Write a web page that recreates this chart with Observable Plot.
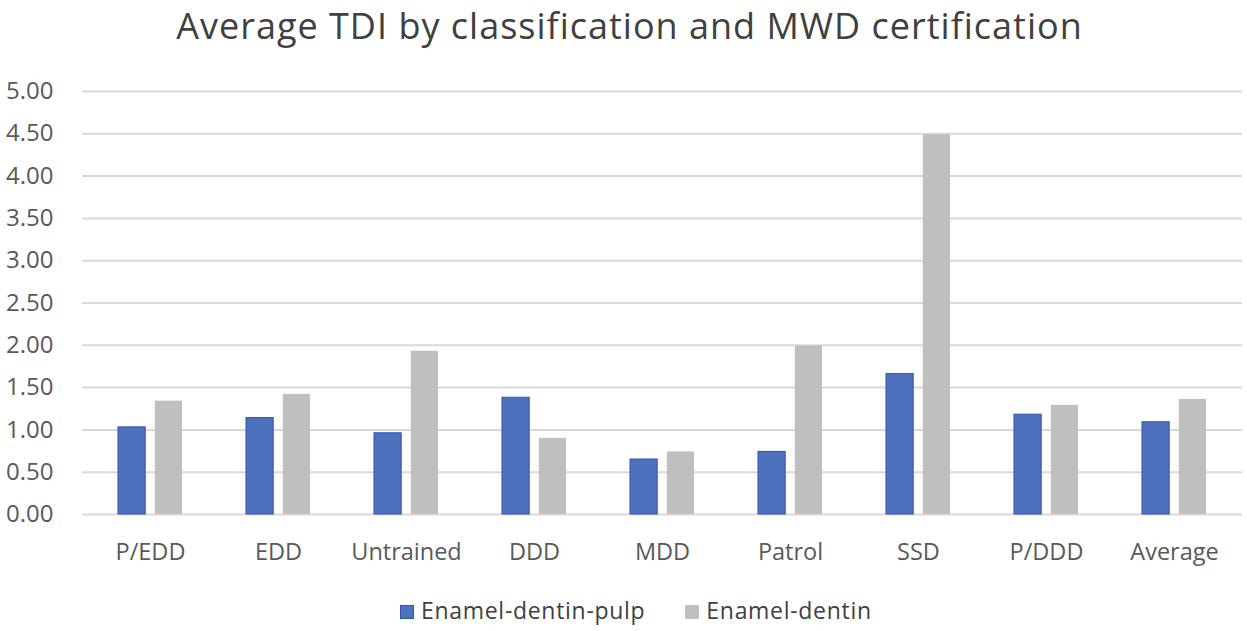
<!DOCTYPE html>
<html>
<head>
<meta charset="utf-8">
<script src="https://cdn.jsdelivr.net/npm/d3@7"></script>
<script src="https://cdn.jsdelivr.net/npm/@observablehq/plot@0.6"></script>
<style>
  html, body { margin: 0; padding: 0; background: #fff; }
  body { width: 1247px; height: 631px; position: relative; overflow: hidden; font-family: "Open Sans", sans-serif; }
  #title { height: 54px; line-height: 52px; font-size: 36px; letter-spacing: 1px; color: #404040; text-align: center; padding-left: 12px; white-space: nowrap; }
  #legend { position: absolute; left: 400px; top: 595px; display: flex; align-items: center; font-size: 23px; letter-spacing: 0.7px; line-height: 30px; color: #404040; white-space: nowrap; }
  .item { display: flex; align-items: center; margin-right: 40px; }
  .sw { width: 14px; height: 14px; margin-right: 7px; box-sizing: border-box; position: relative; top: 2px; }
</style>
</head>
<body>
<div id="title">Average TDI by classification and MWD certification</div>
<div id="chart"></div>
<div id="legend"></div>
<script>
const categories = ["P/EDD", "EDD", "Untrained", "DDD", "MDD", "Patrol", "SSD", "P/DDD", "Average"];
const seriesNames = ["Enamel-dentin-pulp", "Enamel-dentin"];
const pulpValues = [1.03, 1.14, 0.96, 1.38, 0.65, 0.74, 1.66, 1.18, 1.09];
const dentinValues = [1.34, 1.42, 1.93, 0.90, 0.74, 1.99, 4.49, 1.29, 1.36];
const yTicks = [0, 0.5, 1, 1.5, 2, 2.5, 3, 3.5, 4, 4.5, 5];
const seriesColors = ["#4e71be", "#bfbfbf"];
const seriesStrokes = ["#2c55b2", "none"];

const pulpData = categories.map((c, i) => ({category: c, series: seriesNames[0], value: pulpValues[i]}));
const dentinData = categories.map((c, i) => ({category: c, series: seriesNames[1], value: dentinValues[i]}));

const chart = Plot.plot({
  width: 1247,
  height: 520,
  marginLeft: 82,
  marginRight: 5,
  marginTop: 37,
  marginBottom: 60,
  style: {fontFamily: "Open Sans, sans-serif", background: "#fff", overflow: "visible"},
  x: {domain: categories, paddingInner: 0.5, paddingOuter: 0.25, label: null},
  y: {domain: [0, 5], label: null},
  color: {domain: seriesNames, range: seriesColors},
  marks: [
    Plot.ruleY(yTicks, {stroke: "#d9d9d9", strokeWidth: 2}),
    Plot.barY(pulpData, {x: "category", y: "value", fill: "series", stroke: seriesStrokes[0], strokeWidth: 1, insetRight: 36.8}),
    Plot.barY(dentinData, {x: "category", y: "value", fill: "series", insetLeft: 36.8}),
    Plot.axisY({ticks: yTicks, tickFormat: d => d.toFixed(2), tickSize: 0, tickPadding: 29, fontSize: 24, fill: "#595959", label: null}),
    Plot.axisX({tickSize: 0, tickPadding: 28.5, fontSize: 23.5, fill: "#595959", label: null})
  ]
});
document.getElementById("chart").appendChild(chart);

const legend = document.getElementById("legend");
seriesNames.forEach((name, i) => {
  const item = document.createElement("div");
  item.className = "item";
  const sw = document.createElement("div");
  sw.className = "sw";
  sw.style.background = seriesColors[i];
  if (seriesStrokes[i] !== "none") sw.style.border = "1px solid " + seriesStrokes[i];
  const label = document.createElement("span");
  label.textContent = name;
  item.appendChild(sw);
  item.appendChild(label);
  legend.appendChild(item);
});
</script>
</body>
</html>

### WHAT NEEDS TO BE DONE
Word for word, quote the lines above. Omit the pictures.

### TASK RESPONSE
Write a web page that recreates this chart with Observable Plot.
<!DOCTYPE html>
<html>
<head>
<meta charset="utf-8">
<script src="https://cdn.jsdelivr.net/npm/d3@7"></script>
<script src="https://cdn.jsdelivr.net/npm/@observablehq/plot@0.6"></script>
<style>
  html, body { margin: 0; padding: 0; background: #fff; }
  body { width: 1247px; height: 631px; position: relative; overflow: hidden; font-family: "Open Sans", sans-serif; }
  #title { height: 54px; line-height: 52px; font-size: 36px; letter-spacing: 1px; color: #404040; text-align: center; padding-left: 12px; white-space: nowrap; }
  #legend { position: absolute; left: 400px; top: 595px; display: flex; align-items: center; font-size: 23px; letter-spacing: 0.7px; line-height: 30px; color: #404040; white-space: nowrap; }
  .item { display: flex; align-items: center; margin-right: 40px; }
  .sw { width: 14px; height: 14px; margin-right: 7px; box-sizing: border-box; position: relative; top: 2px; }
</style>
</head>
<body>
<div id="title">Average TDI by classification and MWD certification</div>
<div id="chart"></div>
<div id="legend"></div>
<script>
const categories = ["P/EDD", "EDD", "Untrained", "DDD", "MDD", "Patrol", "SSD", "P/DDD", "Average"];
const seriesNames = ["Enamel-dentin-pulp", "Enamel-dentin"];
const pulpValues = [1.03, 1.14, 0.96, 1.38, 0.65, 0.74, 1.66, 1.18, 1.09];
const dentinValues = [1.34, 1.42, 1.93, 0.90, 0.74, 1.99, 4.49, 1.29, 1.36];
const yTicks = [0, 0.5, 1, 1.5, 2, 2.5, 3, 3.5, 4, 4.5, 5];
const seriesColors = ["#4e71be", "#bfbfbf"];
const seriesStrokes = ["#2c55b2", "none"];

const pulpData = categories.map((c, i) => ({category: c, series: seriesNames[0], value: pulpValues[i]}));
const dentinData = categories.map((c, i) => ({category: c, series: seriesNames[1], value: dentinValues[i]}));

const chart = Plot.plot({
  width: 1247,
  height: 520,
  marginLeft: 82,
  marginRight: 5,
  marginTop: 37,
  marginBottom: 60,
  style: {fontFamily: "Open Sans, sans-serif", background: "#fff", overflow: "visible"},
  x: {domain: categories, paddingInner: 0.5, paddingOuter: 0.25, label: null},
  y: {domain: [0, 5], label: null},
  color: {domain: seriesNames, range: seriesColors},
  marks: [
    Plot.ruleY(yTicks, {stroke: "#d9d9d9", strokeWidth: 2}),
    Plot.barY(pulpData, {x: "category", y: "value", fill: "series", stroke: seriesStrokes[0], strokeWidth: 1, insetRight: 36.8}),
    Plot.barY(dentinData, {x: "category", y: "value", fill: "series", insetLeft: 36.8}),
    Plot.axisY({ticks: yTicks, tickFormat: d => d.toFixed(2), tickSize: 0, tickPadding: 29, fontSize: 24, fill: "#595959", label: null}),
    Plot.axisX({tickSize: 0, tickPadding: 28.5, fontSize: 23.5, fill: "#595959", label: null})
  ]
});
document.getElementById("chart").appendChild(chart);

const legend = document.getElementById("legend");
seriesNames.forEach((name, i) => {
  const item = document.createElement("div");
  item.className = "item";
  const sw = document.createElement("div");
  sw.className = "sw";
  sw.style.background = seriesColors[i];
  if (seriesStrokes[i] !== "none") sw.style.border = "1px solid " + seriesStrokes[i];
  const label = document.createElement("span");
  label.textContent = name;
  item.appendChild(sw);
  item.appendChild(label);
  legend.appendChild(item);
});
</script>
</body>
</html>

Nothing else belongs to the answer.